§ Task statement: Could the lines from the start of the data through the line with "import * as" be set down exactly, with no pictures among them?

§ Material provided:
* * * *

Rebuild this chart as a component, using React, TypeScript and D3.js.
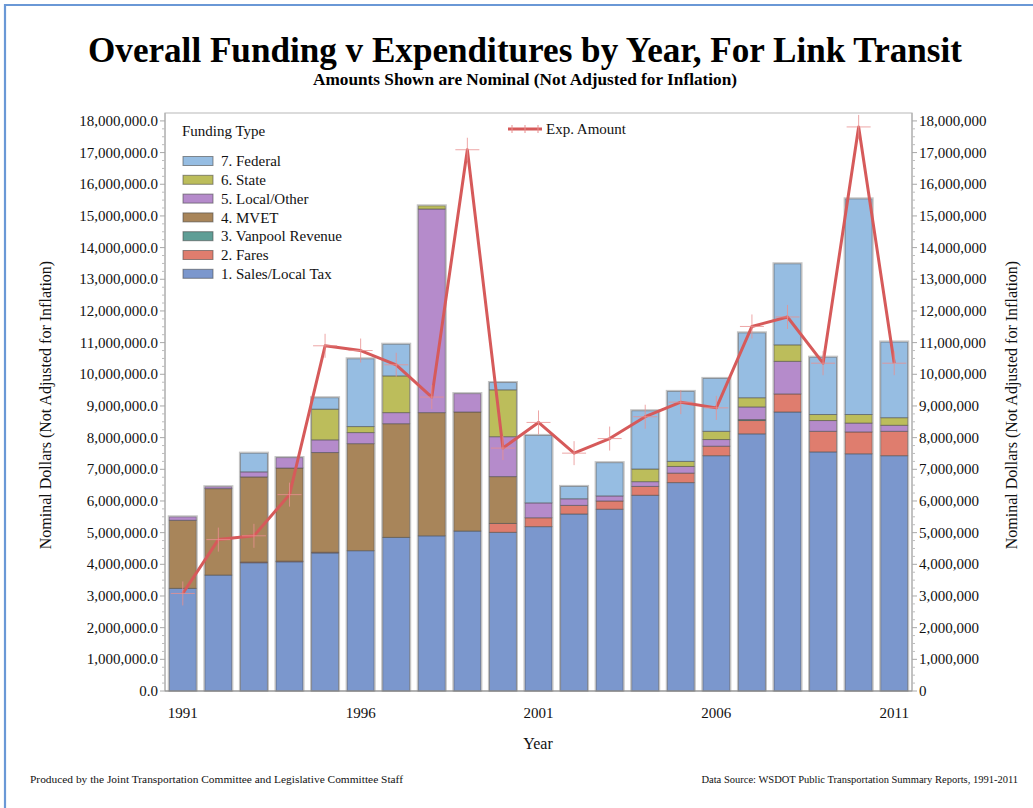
import React from "react";
import * as d3 from "d3";

const years = [1991,1992,1993,1994,1995,1996,1997,1998,1999,2000,2001,2002,2003,2004,2005,2006,2007,2008,2009,2010,2011];
const salesTax = [3.24,3.66,4.05,4.08,4.36,4.43,4.85,4.90,5.05,5.01,5.19,5.59,5.74,6.18,6.58,7.43,8.12,8.81,7.55,7.49,7.43];
const fares =    [0,0,0.02,0.02,0.02,0,0,0,0,0.28,0.28,0.27,0.26,0.28,0.30,0.30,0.42,0.57,0.65,0.69,0.77];
const vanpool =  [0,0,0,0,0,0,0,0,0,0,0,0,0,0,0,0,0.03,0,0,0,0];
const mvet =     [2.15,2.73,2.69,2.94,3.15,3.38,3.59,3.89,3.76,1.48,0,0,0,0,0,0,0,0,0,0,0];
const localOther=[0.11,0.06,0.16,0.33,0.40,0.35,0.35,6.43,0.58,1.26,0.47,0.21,0.16,0.15,0.21,0.21,0.40,1.03,0.34,0.28,0.19];
const stateF =   [0,0,0,0,0.97,0.19,1.16,0.10,0,1.48,0,0,0,0.40,0.16,0.26,0.29,0.52,0.19,0.27,0.24];
const federal =  [0,0,0.59,0,0.36,2.14,1.00,0,0,0.23,2.13,0.39,1.05,1.84,2.21,1.67,2.05,2.56,1.81,6.81,2.39];
const expAmount =[3.08,4.78,4.90,6.20,10.90,10.75,10.30,9.28,17.09,7.67,8.48,7.51,7.97,8.66,9.12,8.94,11.51,11.81,10.35,17.81,10.35];

const seriesNames = ["1. Sales/Local Tax","2. Fares","3. Vanpool Revenue","4. MVET","5. Local/Other","6. State","7. Federal"];
const seriesColors = ["#7b97cd","#df7d6e","#5f9e96","#a8855a","#b58bcb","#bcbd5b","#96bde2"];
const seriesValues = [salesTax, fares, vanpool, mvet, localOther, stateF, federal];
const xTickYears = [1991,1996,2001,2006,2011];

const FONT = "'Liberation Serif', 'Times New Roman', serif";

export default function App() {
  const W = 1033, H = 808;
  const left = 165, right = 912, top = 113, bottom = 691;

  const x = d3.scaleBand<number>().domain(years).range([left, right]).paddingInner(0.24).paddingOuter(0.12);
  const y = d3.scaleLinear().domain([0, 18.25e6]).range([bottom, top]);

  const rows = years.map((yr, i) => {
    const r: any = { year: yr };
    seriesNames.forEach((n, k) => { r[n] = seriesValues[k][i] * 1e6; });
    return r;
  });
  const stacked = d3.stack().keys(seriesNames)(rows);

  const majorTicks = d3.range(0, 18e6 + 1, 1e6);
  const minorTicks = d3.range(0, 18e6 + 1, 250000).filter(v => v % 1e6 !== 0);
  const fmtL = d3.format(",.1f");
  const fmtR = d3.format(",");

  const line = d3.line<number>()
    .x((_, i) => (x(years[i]) as number) + x.bandwidth() / 2)
    .y(d => y(d * 1e6));

  const legendRowY = (k: number) => 161 + k * 18.8;
  const legendOrder = [6,5,4,3,2,1,0];

  return (
    <svg width={W} height={H} style={{ position: "absolute", left: 0, top: 0, background: "#fff" }} fontFamily={FONT}>
      <rect x={0} y={0} width={W} height={H} fill="#fff" />
      {/* page border */}
      <path d={`M5,${H} L5,5 L${W},5`} fill="none" stroke="#6a98d6" strokeWidth={2.2} />

      {/* titles */}
      <text x={525} y={62} textAnchor="middle" fontSize={35} fontWeight="bold" textLength={874} lengthAdjust="spacingAndGlyphs">Overall Funding v Expenditures by Year, For Link Transit</text>
      <text x={525} y={85} textAnchor="middle" fontSize={16} fontWeight="bold" textLength={424} lengthAdjust="spacingAndGlyphs">Amounts Shown are Nominal (Not Adjusted for Inflation)</text>

      {/* plot frame */}
      <rect x={left} y={top} width={right - left} height={bottom - top} fill="none" stroke="#c4c4c4" strokeWidth={1.2} />

      {/* bars */}
      {stacked.map((s, k) => (
        <g key={k} fill={seriesColors[k]}>
          {s.map((d, i) => {
            const h = y(d[0]) - y(d[1]);
            if (h <= 0) return null;
            return <rect key={i} x={x(years[i])} y={y(d[1])} width={x.bandwidth()} height={h}
              stroke="#4a4a4a" strokeOpacity={0.55} strokeWidth={1} />;
          })}
        </g>
      ))}
      {/* bar halos */}
      {years.map((yr, i) => {
        const tot = stacked[stacked.length - 1][i][1];
        return <rect key={yr} x={(x(yr) as number) - 1} y={y(tot) - 1} width={x.bandwidth() + 2} height={bottom - y(tot) + 1}
          fill="none" stroke="#9a9a9a" strokeOpacity={0.6} strokeWidth={1} />;
      })}

      {/* expenditure line */}
      <path d={line(expAmount) || ""} fill="none" stroke="#d65a5a" strokeWidth={3} strokeLinejoin="round" />
      {expAmount.map((v, i) => {
        const cx = (x(years[i]) as number) + x.bandwidth() / 2, cy = y(v * 1e6);
        return <path key={i} d={`M${cx - 12},${cy} H${cx + 12} M${cx},${cy - 12} V${cy + 12}`} stroke="#e89090" strokeOpacity={0.8} strokeWidth={1} />;
      })}

      {/* left axis */}
      <line x1={left} x2={left} y1={top} y2={bottom} stroke="#a8a8a8" />
      {majorTicks.map(t => (
        <g key={"lm" + t}>
          <line x1={left - 5} x2={left} y1={y(t)} y2={y(t)} stroke="#a8a8a8" />
          <text x={left - 7} y={y(t)} dy="0.33em" textAnchor="end" fontSize={15} fill="#111">{fmtL(t)}</text>
        </g>
      ))}
      {minorTicks.map(t => <line key={"ln" + t} x1={left - 3} x2={left} y1={y(t)} y2={y(t)} stroke="#bdbdbd" />)}

      {/* right axis */}
      <line x1={right} x2={right} y1={top} y2={bottom} stroke="#a8a8a8" />
      {majorTicks.map(t => (
        <g key={"rm" + t}>
          <line x1={right} x2={right + 5} y1={y(t)} y2={y(t)} stroke="#a8a8a8" />
          <text x={right + 7} y={y(t)} dy="0.33em" textAnchor="start" fontSize={15} fill="#111">{fmtR(t)}</text>
        </g>
      ))}
      {minorTicks.map(t => <line key={"rn" + t} x1={right} x2={right + 3} y1={y(t)} y2={y(t)} stroke="#bdbdbd" />)}

      {/* bottom axis */}
      <line x1={left} x2={right} y1={bottom} y2={bottom} stroke="#8a8a8a" strokeWidth={1.2} />
      {xTickYears.map(yr => (
        <text key={yr} x={(x(yr) as number) + x.bandwidth() / 2} y={718} textAnchor="middle" fontSize={15} fill="#111">{yr}</text>
      ))}
      <text x={538} y={749} textAnchor="middle" fontSize={16} fill="#111">Year</text>

      {/* y axis labels */}
      <text transform={`translate(51,405) rotate(-90)`} textAnchor="middle" fontSize={16} fill="#111">Nominal Dollars (Not Adjusted for Inflation)</text>
      <text transform={`translate(1017,405) rotate(-90)`} textAnchor="middle" fontSize={16} fill="#111">Nominal Dollars (Not Adjusted for Inflation)</text>

      {/* legend */}
      <text x={182} y={136} fontSize={15} fill="#111">Funding Type</text>
      {legendOrder.map((k, r) => (
        <g key={k}>
          <rect x={183} y={legendRowY(r) - 4.5} width={30} height={9} fill={seriesColors[k]} stroke="#4a4a4a" strokeOpacity={0.6} />
          <text x={221} y={legendRowY(r)} dy="0.35em" fontSize={15} fill="#111">{seriesNames[k]}</text>
        </g>
      ))}
      <line x1={508} x2={542} y1={129} y2={129} stroke="#d65a5a" strokeWidth={3} />
      {[512, 525, 538].map(cx => <line key={cx} x1={cx} x2={cx} y1={125} y2={133} stroke="#e89090" strokeWidth={1} />)}
      <text x={546} y={134} fontSize={15} fill="#111">Exp. Amount</text>

      {/* footers */}
      <text x={30} y={783} fontSize={10.5} fill="#111" textLength={373} lengthAdjust="spacingAndGlyphs">Produced by the Joint Transportation Committee and Legislative Committee Staff</text>
      <text x={1018} y={783} textAnchor="end" fontSize={10.5} fill="#111">Data Source: WSDOT Public Transportation Summary Reports, 1991-2011</text>
    </svg>
  );
}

* * * *

§ Solution for this exercise:
Rebuild this chart as a component, using React, TypeScript and D3.js.
import React from "react";
import * as d3 from "d3";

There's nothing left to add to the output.